# Roof top AC unit mounting



## hrabini (Apr 24, 2011)

Is this true? should the AC unit just sit on the roof and be mounted to the roof via the duct work and not the stilts mounting hardware?

I have a Trane AC unit that is ontop of my roof. The roof has a slight angle to it.. maybe about 10 degree. I just had the roof shingles replaced as the roof was leaking and the roofer was good enough to lift the AC unit and re-roof the section under the AC unit. 

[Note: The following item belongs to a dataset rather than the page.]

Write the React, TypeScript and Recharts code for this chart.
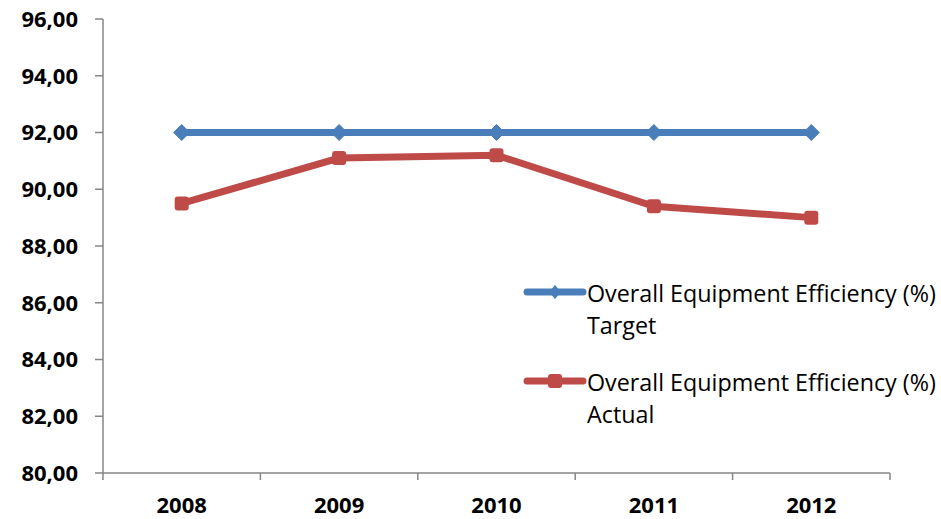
import React from "react";
import { LineChart, Line, XAxis, YAxis, Legend } from "recharts";

const years = ["2008", "2009", "2010", "2011", "2012"];
const targetValues = [92, 92, 92, 92, 92];
const actualValues = [89.5, 91.1, 91.2, 89.4, 89.0];
const yTicks = [80, 82, 84, 86, 88, 90, 92, 94, 96];

const BLUE = "#4A7EBB";
const RED = "#BE4B48";
const AXIS = "#868686";
const FONT = "'Open Sans', sans-serif";

const W = 941;
const H = 519;
const M = { top: 19, right: 51, left: 0, bottom: 0 };
const Y_W = 103;
const X_H = 46;
const BAND = (W - M.right - Y_W) / years.length;

const data = years.map((y, i) => ({
  year: y,
  target: targetValues[i],
  actual: actualValues[i],
}));

const Diamond = ({ cx, cy }: any) =>
  cx == null ? null : (
    <path
      d={`M${cx - 8},${cy} L${cx},${cy - 8} L${cx + 8},${cy} L${cx},${cy + 8} Z`}
      fill={BLUE}
      stroke={BLUE}
      strokeWidth={1}
      strokeLinejoin="round"
    />
  );

const Square = ({ cx, cy }: any) =>
  cx == null ? null : (
    <rect x={cx - 7} y={cy - 7} width={14} height={14} rx={3} fill={RED} />
  );

const XTick = ({ x, y, payload, index }: any) => (
  <g>
    <line x1={x - BAND / 2} y1={y} x2={x - BAND / 2} y2={y + 7} stroke={AXIS} strokeWidth={1.5} />
    {index === years.length - 1 && (
      <line x1={x + BAND / 2} y1={y} x2={x + BAND / 2} y2={y + 7} stroke={AXIS} strokeWidth={1.5} />
    )}
    <text x={x} y={y + 40} textAnchor="middle" fontFamily={FONT} fontWeight="bold" fontSize={22} fill="#000">
      {payload.value}
    </text>
  </g>
);

const fmt = (v: number) => v.toFixed(2).replace(".", ",");

// y labels end 25px left of the axis line
const YTick = ({ y, payload }: any) => (
  <text x={Y_W - 25} y={y} dy="0.36em" textAnchor="end" fontFamily={FONT} fontWeight="bold" fontSize={22} fill="#000">
    {fmt(payload.value)}
  </text>
);

const LegendRow = ({ color, marker, line1, line2 }: any) => (
  <div style={{ display: "flex", alignItems: "flex-start", marginBottom: 25 }}>
    <svg width={64} height={30} style={{ flex: "none" }}>
      <line x1={4} y1={15} x2={60} y2={15} stroke={color} strokeWidth={7} strokeLinecap="round" />
      {marker === "diamond" ? (
        <path d="M32,8 L38,15 L32,22 L26,15 Z" fill={color} />
      ) : (
        <rect x={25} y={8} width={14} height={14} rx={3} fill={color} />
      )}
    </svg>
    <div style={{ lineHeight: "32px", fontSize: 23.3, color: "#000", fontFamily: FONT, whiteSpace: "nowrap" }}>
      <div>{line1}</div>
      <div>{line2}</div>
    </div>
  </div>
);

const LegendBox = () => (
  <div>
    <LegendRow color={BLUE} marker="diamond" line1="Overall Equipment Efficiency (%)" line2="Target" />
    <LegendRow color={RED} marker="square" line1="Overall Equipment Efficiency (%)" line2="Actual" />
  </div>
);

export default function App() {
  return (
    <div style={{ position: "absolute", left: 0, top: 0, width: W, height: H, background: "#fff" }}>
      <LineChart width={W} height={H} data={data} margin={M}>
        <XAxis
          dataKey="year"
          height={X_H}
          stroke={AXIS}
          strokeWidth={1.5}
          tickLine={false}
          tickSize={0}
          tickMargin={0}
          tick={<XTick />}
          interval={0}
          padding={{ left: BAND / 2, right: BAND / 2 }}
        />
        <YAxis
          domain={[80, 96]}
          ticks={yTicks}
          width={Y_W}
          stroke={AXIS}
          strokeWidth={1.5}
          tickSize={8}
          tick={<YTick />}
          interval={0}
        />
        <Legend
          layout="horizontal"
          verticalAlign="middle"
          content={<LegendBox />}
          wrapperStyle={{ position: "absolute", left: 523, top: 277, width: 420 }}
        />
        <Line
          dataKey="target"
          stroke={BLUE}
          strokeWidth={7}
          dot={<Diamond />}
          activeDot={false}
          isAnimationActive={false}
        />
        <Line
          dataKey="actual"
          stroke={RED}
          strokeWidth={7}
          dot={<Square />}
          activeDot={false}
          isAnimationActive={false}
        />
      </LineChart>
    </div>
  );
}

Job is done roof is great, but the AC unit is no longer mounted to the roof. The AC unit sits on a metal stilt stand and the stand is what makes contact on the roof. The stand has mounting holes but the roofer says its not to be mounted otherwise the roof will leak where the stilts are mounted to the roof and that the AC unit is held in place by the ductwork. Is this true? should it just sit there and be mounted to the roof via the duct work?

Note: I live In California, we do have earthquakes from time to time here.


----------



## paul52446m (Apr 24, 2011)

hrabini said:


> Is this true? should the AC unit just sit on the roof and be mounted to the roof via the duct work and not the stilts mounting hardware?
> 
> I have a Trane AC unit that is ontop of my roof. The roof has a slight angle to it.. maybe about 10 degree. I just had the roof shingles replaced as the roof was leaking and the roofer was good enough to lift the AC unit and re-roof the section under the AC unit.
> 
> ...


We normally fasten the mounting curb down to the roof. Then ducts go through that, and unit seals down on to the curb. I would not depend on ducts to hold unit. I always fasten my frames or curbs down to roof.  Paul


----------